**Extracted information:**
'''

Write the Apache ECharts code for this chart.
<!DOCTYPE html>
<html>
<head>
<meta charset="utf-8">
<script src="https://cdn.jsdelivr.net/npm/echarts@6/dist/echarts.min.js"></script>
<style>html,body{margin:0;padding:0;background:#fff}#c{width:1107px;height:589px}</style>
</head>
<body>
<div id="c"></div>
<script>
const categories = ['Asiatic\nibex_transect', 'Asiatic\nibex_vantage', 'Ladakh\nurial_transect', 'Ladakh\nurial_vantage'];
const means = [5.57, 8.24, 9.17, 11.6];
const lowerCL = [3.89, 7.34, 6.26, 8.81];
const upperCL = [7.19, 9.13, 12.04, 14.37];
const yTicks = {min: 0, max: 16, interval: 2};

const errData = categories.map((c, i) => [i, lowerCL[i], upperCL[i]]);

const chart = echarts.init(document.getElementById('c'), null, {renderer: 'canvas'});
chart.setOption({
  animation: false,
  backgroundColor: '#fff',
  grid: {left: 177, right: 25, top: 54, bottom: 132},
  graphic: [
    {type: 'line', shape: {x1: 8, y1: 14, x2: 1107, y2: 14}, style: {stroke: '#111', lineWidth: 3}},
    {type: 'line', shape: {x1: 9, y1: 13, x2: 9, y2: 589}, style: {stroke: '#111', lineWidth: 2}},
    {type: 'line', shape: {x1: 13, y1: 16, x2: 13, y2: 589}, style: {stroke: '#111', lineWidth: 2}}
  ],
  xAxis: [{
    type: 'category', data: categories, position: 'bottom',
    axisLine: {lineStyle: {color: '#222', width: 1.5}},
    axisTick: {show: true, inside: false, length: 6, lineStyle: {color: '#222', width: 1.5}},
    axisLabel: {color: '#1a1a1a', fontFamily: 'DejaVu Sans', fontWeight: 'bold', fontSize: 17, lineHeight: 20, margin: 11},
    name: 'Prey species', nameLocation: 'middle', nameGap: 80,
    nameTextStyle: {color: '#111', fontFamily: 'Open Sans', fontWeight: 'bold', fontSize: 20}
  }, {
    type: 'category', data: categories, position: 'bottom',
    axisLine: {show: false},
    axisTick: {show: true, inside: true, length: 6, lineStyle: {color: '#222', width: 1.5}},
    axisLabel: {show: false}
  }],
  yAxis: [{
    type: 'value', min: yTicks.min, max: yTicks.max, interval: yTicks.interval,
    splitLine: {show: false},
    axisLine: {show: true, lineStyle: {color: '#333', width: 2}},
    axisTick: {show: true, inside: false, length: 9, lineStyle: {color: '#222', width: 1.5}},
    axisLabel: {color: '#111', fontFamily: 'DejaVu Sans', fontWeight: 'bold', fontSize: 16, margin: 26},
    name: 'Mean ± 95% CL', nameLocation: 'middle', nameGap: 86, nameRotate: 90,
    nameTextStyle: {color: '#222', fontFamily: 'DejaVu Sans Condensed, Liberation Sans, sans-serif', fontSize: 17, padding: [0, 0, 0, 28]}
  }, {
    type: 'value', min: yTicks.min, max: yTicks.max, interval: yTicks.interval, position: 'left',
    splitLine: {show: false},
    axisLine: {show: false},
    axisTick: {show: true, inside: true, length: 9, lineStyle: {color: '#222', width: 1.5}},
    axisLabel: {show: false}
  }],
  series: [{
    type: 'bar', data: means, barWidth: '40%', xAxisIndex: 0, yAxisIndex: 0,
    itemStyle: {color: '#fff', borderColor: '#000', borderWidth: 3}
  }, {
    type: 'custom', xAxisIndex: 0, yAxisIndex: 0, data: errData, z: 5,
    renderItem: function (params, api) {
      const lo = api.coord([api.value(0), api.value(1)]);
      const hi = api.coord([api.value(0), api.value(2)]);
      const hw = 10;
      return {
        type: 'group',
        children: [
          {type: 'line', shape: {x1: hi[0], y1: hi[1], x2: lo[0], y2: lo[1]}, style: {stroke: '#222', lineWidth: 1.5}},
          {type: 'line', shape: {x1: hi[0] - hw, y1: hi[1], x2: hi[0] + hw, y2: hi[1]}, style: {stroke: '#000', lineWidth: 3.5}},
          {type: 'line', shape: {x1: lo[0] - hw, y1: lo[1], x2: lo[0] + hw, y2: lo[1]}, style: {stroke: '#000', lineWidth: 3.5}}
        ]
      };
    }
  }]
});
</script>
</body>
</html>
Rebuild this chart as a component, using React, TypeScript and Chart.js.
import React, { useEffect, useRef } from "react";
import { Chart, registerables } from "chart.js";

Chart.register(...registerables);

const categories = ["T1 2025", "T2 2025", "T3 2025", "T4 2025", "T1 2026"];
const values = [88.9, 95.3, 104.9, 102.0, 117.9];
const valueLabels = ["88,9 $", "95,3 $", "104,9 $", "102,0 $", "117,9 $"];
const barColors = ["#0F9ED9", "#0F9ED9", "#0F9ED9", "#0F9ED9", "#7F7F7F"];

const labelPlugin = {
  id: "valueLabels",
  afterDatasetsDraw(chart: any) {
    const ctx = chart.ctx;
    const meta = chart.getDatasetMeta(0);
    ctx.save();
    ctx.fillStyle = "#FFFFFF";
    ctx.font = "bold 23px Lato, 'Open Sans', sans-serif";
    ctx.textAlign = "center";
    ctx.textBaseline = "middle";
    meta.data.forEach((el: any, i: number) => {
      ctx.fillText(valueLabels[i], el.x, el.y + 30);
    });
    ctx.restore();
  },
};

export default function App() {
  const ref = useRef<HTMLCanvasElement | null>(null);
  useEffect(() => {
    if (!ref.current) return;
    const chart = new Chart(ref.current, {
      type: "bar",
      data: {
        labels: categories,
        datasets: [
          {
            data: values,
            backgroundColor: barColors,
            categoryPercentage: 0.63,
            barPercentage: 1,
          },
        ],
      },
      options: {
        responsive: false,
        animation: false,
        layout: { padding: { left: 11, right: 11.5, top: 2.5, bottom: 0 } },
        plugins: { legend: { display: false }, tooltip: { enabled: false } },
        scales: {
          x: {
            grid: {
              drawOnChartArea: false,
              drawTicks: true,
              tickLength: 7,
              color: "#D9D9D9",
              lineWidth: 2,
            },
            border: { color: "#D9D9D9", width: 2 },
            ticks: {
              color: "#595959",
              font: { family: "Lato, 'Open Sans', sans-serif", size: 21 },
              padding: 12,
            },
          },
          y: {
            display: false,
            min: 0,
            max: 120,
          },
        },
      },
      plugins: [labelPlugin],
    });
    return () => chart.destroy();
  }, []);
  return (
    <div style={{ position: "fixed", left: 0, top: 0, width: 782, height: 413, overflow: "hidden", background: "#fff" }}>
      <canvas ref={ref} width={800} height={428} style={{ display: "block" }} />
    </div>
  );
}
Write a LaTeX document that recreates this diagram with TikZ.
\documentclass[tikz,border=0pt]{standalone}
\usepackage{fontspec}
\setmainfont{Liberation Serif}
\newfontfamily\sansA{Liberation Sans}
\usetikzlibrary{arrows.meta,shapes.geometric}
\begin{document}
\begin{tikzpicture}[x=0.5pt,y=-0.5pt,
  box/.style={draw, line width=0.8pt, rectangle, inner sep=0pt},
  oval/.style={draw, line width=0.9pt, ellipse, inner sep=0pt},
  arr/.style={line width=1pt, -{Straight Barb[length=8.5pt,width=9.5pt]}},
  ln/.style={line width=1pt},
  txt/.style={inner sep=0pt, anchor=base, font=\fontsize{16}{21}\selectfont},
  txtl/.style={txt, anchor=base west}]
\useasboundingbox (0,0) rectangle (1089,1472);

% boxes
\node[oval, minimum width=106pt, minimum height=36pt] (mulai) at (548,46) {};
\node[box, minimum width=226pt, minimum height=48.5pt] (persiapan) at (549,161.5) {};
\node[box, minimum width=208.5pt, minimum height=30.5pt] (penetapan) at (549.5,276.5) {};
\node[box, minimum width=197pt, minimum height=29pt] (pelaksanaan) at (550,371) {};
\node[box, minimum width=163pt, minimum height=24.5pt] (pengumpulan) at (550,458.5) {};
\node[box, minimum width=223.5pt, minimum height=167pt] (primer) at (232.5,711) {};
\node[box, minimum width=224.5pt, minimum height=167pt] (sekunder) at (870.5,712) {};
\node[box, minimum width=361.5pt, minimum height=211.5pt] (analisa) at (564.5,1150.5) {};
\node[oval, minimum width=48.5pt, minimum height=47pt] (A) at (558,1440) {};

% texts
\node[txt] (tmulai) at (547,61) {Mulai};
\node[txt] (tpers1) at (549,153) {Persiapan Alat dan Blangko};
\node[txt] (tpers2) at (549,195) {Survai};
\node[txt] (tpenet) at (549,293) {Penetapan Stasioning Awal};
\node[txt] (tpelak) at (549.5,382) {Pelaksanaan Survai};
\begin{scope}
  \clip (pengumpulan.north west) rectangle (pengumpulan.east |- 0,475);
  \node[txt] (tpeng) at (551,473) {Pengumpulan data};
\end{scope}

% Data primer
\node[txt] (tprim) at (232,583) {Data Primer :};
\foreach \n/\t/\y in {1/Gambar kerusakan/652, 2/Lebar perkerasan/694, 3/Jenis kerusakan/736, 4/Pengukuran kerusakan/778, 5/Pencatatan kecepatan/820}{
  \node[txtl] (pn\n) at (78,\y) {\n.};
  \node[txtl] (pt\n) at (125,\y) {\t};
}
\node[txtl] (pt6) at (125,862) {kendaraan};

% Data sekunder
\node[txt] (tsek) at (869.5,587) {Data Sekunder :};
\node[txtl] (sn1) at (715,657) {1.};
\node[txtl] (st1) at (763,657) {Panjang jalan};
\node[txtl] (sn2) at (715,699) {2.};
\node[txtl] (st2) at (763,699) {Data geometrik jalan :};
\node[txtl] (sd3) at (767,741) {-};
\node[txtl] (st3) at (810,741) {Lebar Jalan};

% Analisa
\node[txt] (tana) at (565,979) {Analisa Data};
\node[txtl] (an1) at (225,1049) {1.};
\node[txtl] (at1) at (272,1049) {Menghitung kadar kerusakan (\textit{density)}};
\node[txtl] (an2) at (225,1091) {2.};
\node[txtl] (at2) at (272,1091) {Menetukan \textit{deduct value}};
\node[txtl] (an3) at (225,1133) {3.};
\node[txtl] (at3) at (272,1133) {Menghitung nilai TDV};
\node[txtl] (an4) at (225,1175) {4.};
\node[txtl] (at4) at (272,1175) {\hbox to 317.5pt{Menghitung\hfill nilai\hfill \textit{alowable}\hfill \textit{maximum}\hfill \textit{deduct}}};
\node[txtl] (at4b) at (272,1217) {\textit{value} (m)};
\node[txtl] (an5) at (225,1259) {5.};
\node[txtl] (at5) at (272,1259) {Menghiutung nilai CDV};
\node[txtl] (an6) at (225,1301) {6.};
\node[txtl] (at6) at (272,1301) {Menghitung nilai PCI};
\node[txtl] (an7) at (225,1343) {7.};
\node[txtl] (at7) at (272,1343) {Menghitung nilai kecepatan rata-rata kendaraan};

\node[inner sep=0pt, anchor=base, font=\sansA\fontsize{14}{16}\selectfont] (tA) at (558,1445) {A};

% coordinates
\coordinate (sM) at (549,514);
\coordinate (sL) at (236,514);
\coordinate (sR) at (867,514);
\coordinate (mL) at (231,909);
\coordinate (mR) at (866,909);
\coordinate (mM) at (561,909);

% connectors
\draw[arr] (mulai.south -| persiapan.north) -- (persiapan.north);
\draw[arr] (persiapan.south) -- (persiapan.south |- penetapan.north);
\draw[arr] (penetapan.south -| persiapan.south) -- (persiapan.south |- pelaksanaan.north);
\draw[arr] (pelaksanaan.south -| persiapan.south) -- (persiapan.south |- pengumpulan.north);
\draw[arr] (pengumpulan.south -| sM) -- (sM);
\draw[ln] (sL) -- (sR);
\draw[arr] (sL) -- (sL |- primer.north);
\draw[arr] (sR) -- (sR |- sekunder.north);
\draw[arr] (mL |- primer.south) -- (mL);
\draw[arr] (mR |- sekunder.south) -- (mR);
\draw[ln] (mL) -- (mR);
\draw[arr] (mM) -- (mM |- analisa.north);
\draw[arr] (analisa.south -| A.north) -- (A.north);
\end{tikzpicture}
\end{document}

'''

Find every line in the records that has the string "React", then state how many there are and nothing else.

**Solution for this task:**
2